In this post I am sharing C program for Longest Common Subsequence Problem.
LCS problem is a dynamic programming approach in which we find the longest subsequence which is common in between two given strings. A subsequence is a sequence which appears in the same order but not necessarily contiguous. For example ACF, AFG, AFGHD, FGH are some subsequences of string ACFGHD. So for a string of length n there can be total 2^n subsequences. The LCS algorithm is widely used in bioinformatics.
For string ACFGHD and ABFHD, the longest common subsequence is AFHD. The function that is used to find the longest common subsequence of two strings is given below.

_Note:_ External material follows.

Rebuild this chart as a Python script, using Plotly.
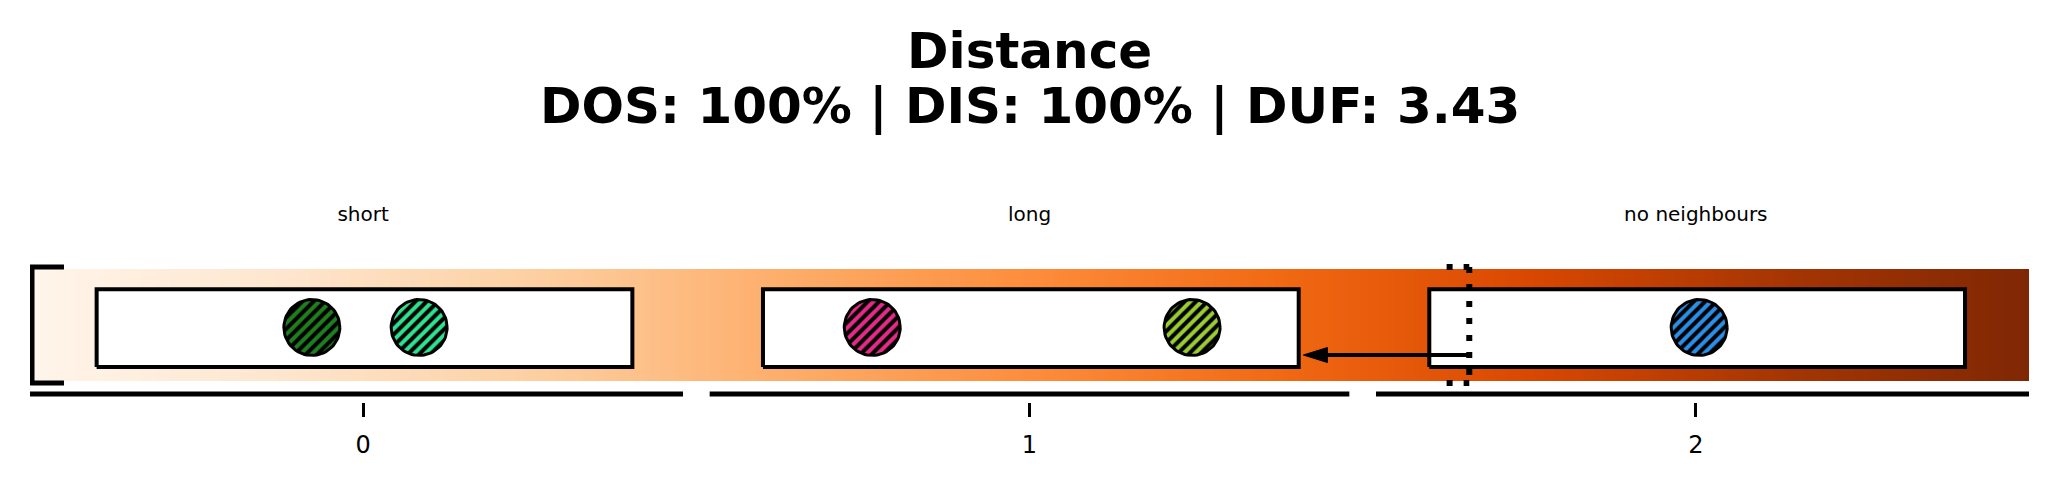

Below I have shared the C program for longest common subsequence problem and a video tutorial that will help you understand LCS algorithm easily.
C Program for Longest Common Subsequence Problem
#include<stdio.h>
#include<string.h>
int i,j,m,n,c[20][20];
char x[20],y[20],b[20][20];
void print(int i,int j)
{
if(i==0 || j==0)
return;
if(b[i][j]=='c')
{
print(i-1,j-1);
printf("%c",x[i-1]);
}
else if(b[i][j]=='u')
print(i-1,j);
else
print(i,j-1);
}
void lcs()
{
m=strlen(x);
n=strlen(y);
for(i=0;i<=m;i++)
c[i][0]=0;
for(i=0;i<=n;i++)
c[0][i]=0;
//c, u and l denotes cross, upward and downward directions respectively
for(i=1;i<=m;i++)
for(j=1;j<=n;j++)
{
if(x[i-1]==y[j-1])
{
c[i][j]=c[i-1][j-1]+1;
b[i][j]='c';
}
else if(c[i-1][j]>=c[i][j-1])
{
c[i][j]=c[i-1][j];
b[i][j]='u';
}
else
{
c[i][j]=c[i][j-1];
b[i][j]='l';
}
}
}
int main()
{
printf("Enter 1st sequence:");
scanf("%s",x);
printf("Enter 2nd sequence:");
scanf("%s",y);
printf("\nThe Longest Common Subsequence is ");
lcs();
print(m,n);
return 0;
}
Output
Thanks
Thanks
I likes your programing
It’s very easy to understand….thanks:)
turedA
In the main() function in the scanf() statement before x and y, ‘&'(ampersand) is missing…
While reading string we dont have to use &.
Code is not giving exact answer for all the cases.
verify once again..
very good
y did u use ‘c’,’u’,’l’ n how did the compiler come to know bout it????
Thanks for program..this is for my open ended problem.. thanks again
Your logic behind this program is good bro but what if there are more then one lcs are possible. For example
I have
X = ABCBDAB
Y = BDCABA
LCS are:
BCBA
BCAB
BDAB
then how am i able to print them all ??